Actually, I had a look at ING Direct last night. They are offering 3.67% for OO for 80% LVR which is a fantastic rate especially it comes with 100% offset .....
I think I was reading an article interviewing the Mortgage House CEO last week. They were saying that APRA haven't really been looking at them. During the GFC they had some serious problems (a lot of smaller lenders did) but they came through it. As a result they decided to focus on the owner occupier market at low LVRs. Due to them having an ultra conservative approach and almost no investment focus, APRA hasn't been interested in them. I did apply for a loan with them myself back in 2001. Back then they had products that looked very competitive, but when we actually got the full deal, it really wasn't a good deal in the long run. Their current offer obviously looks good up front. The back end is okay and competes well with the major lenders, but given their preferred customer profile there are a number of lenders with substantially better offers.
Good for a set and forget owner occupier loan. Anything else beyond that and things go from a bit clunky to outright difficult. Servicing is one of the most conservative out there. Like all lenders, they have a niche, but it's not for everyone.
It's a good product. They will even set up IO against an owner occ without too much hassle. Not really ideal for someone looking to invest - but having said that, if the LVR is sub 80 and the loan is variable then refinancing (if required) wouldn't be too expensive. Cheers Jamie
The sub 80% O/O is a great place to be if your not an investor.

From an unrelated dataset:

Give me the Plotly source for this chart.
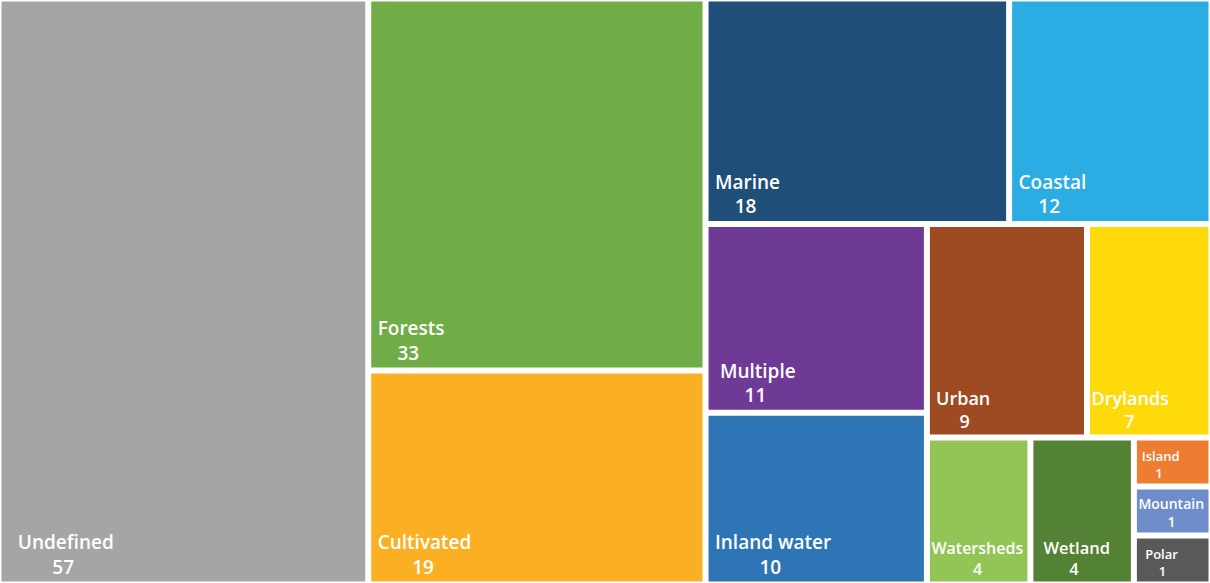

You can happily shop your home loan every 1-2 years and with all the cashbacks flying around can probably pocket some money along with the savings of a lower rate. This is ofcourse if you can be bothered switching lenders that frequently! Me personally I would want a couple of thousand in savings to make it worth the hassle.
As a basic guide, when it's 4 or more in a 12 months period, things can start to get tricky. That said, if you had an ongoing history of refinancing every 6-12 months, lenders would see the pattern and at some point simply refuse to deal with you. It's not profitable for them to grant a loan for that sort of time frame. Ignoring the lenders currently offering refinance rebates, it's not cost effective to the borrower to constantly churn either.
Oh no doubt and I wasn't at all suggesting that. Personally I think anyone would be silly though not to review their home loan every 2 years (appreciate I originally said 12-24 months) if you are sub 80 with no LMI and not an investor who relies on policy. Vanilla set and forgets at 80 have all rights to pay the absolute least they should. And if a lender wants to give them a low rate and pay for the refi PLUS let them pocket a few hundred for their troubles then why on earth would you not.